Dwarf planets, dwarf continents, and the year of the potato
Sunday, August 27th, 2006So Pluto isn’t a planet anymore, at least in the opinion of the majority of voters at this year’s meeting of the International Astronomical Union (IAU).
I assume that astronomers need to categorize celestial bodies for some important reasons (perhaps teaching), and I gather that the new definitions of planets and dwarf planets are useful to them and their students.
But nevertheless, I don’t think the IAU–or anybody else–should authoritatively decide which celestial bodies may be called a planet and which may not.
The cateogry of planets is not one that (mainly) concerns experts: Planets are not asteroids, organic molecules, marsupials, or negligence. I expect that the majority of the population of the better-educated countries can cite their Roman/Greek names, and many people (but not me!) believe that their constellations directly affect their lives. In addition, the known planets have been hte object of poems, symphonies, and science-fiction literature. Pluto’s inclusion in the canon of planets might also help explain that NASA got $ 700 M of funding for the New Horizons mission to Pluto. It’s hardly imaginable that the same amount would have been allocated to explore a dwarf planet, and not surprisingly, NASA laments:
“Poor New Horizons. When it launched in January 2006 it was with all the prestige of the first spacecraft to study Pluto, the last unvisited planet in the solar system. That changed seven months later, when astronomers decided that Pluto was not a planet. For the time being, New Horizons is at least the first mission to a dwarf planet — the new class of objects into which scientists dumped Pluto.”

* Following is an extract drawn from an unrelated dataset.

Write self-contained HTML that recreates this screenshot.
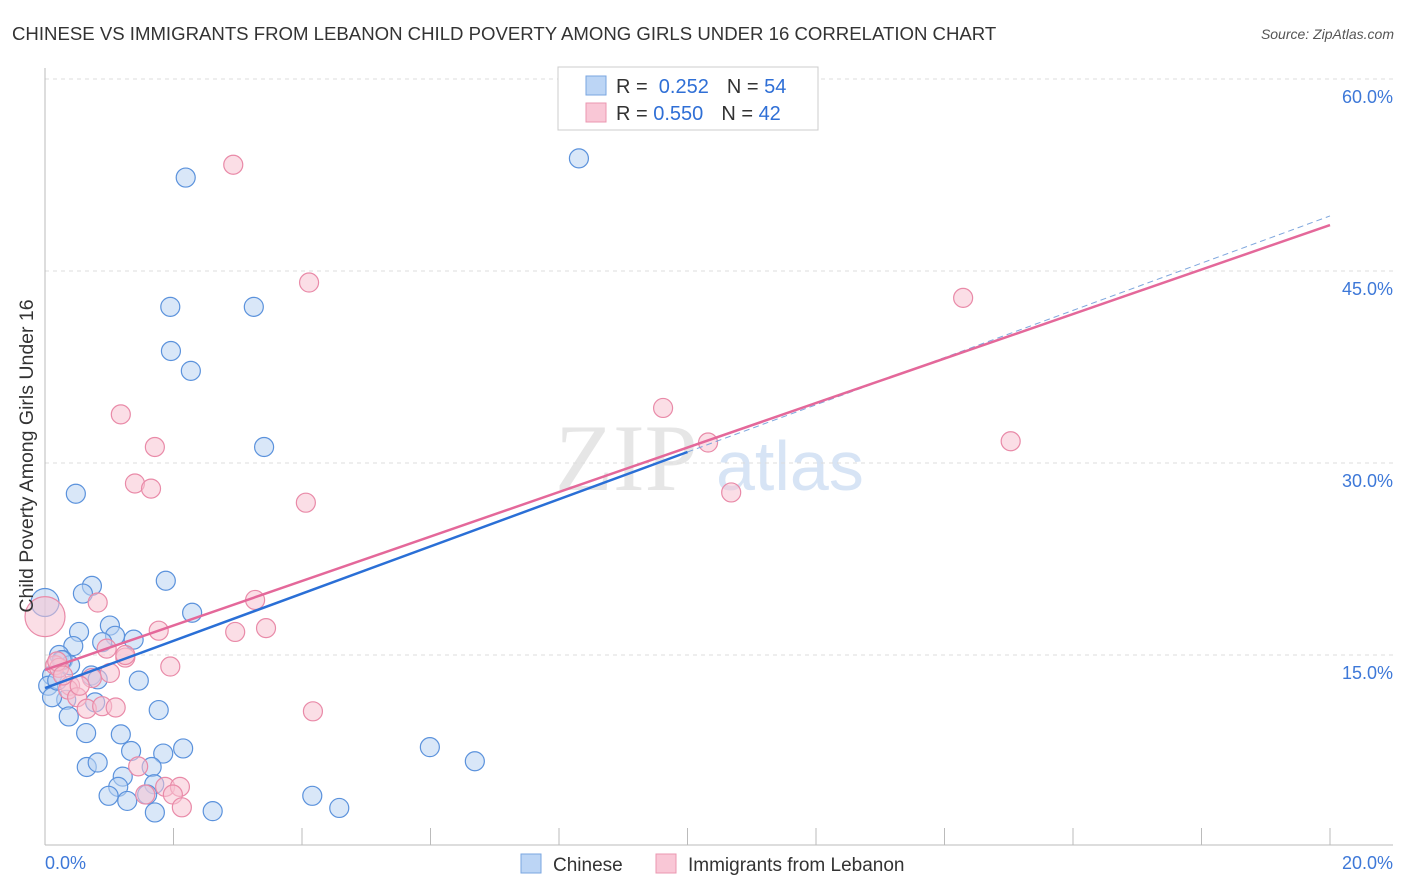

The cultural importance of the category of planets should forbid a professional organization to arrogate to itself the authority to define it. Nobody has done that for continents, either, and so there is a number of classification models that co-exist peacefully. Can you imagine that a Geographers’ Society would authoritatively decide that Australia is too small to be a continent and should be categorized as a dwarf continent, together with Greenland? Even if the U.N. tried to do that, most people would rightly think that diplomats have gone mad, just after solemnly declaring 2008 the year of the potato …
Now, things would look different if the IAU’s definition was only for “internal” use among members of the scientific community. But if that were the case, the IAU should and could have made that clear.
It will be interesting for sociologists to see whether people will stick with the old canon of planets or if they submit to the new definition. The latter would mean a significant increase of societal power on the part of the IAU, namely the authority to define certain important cultural categories.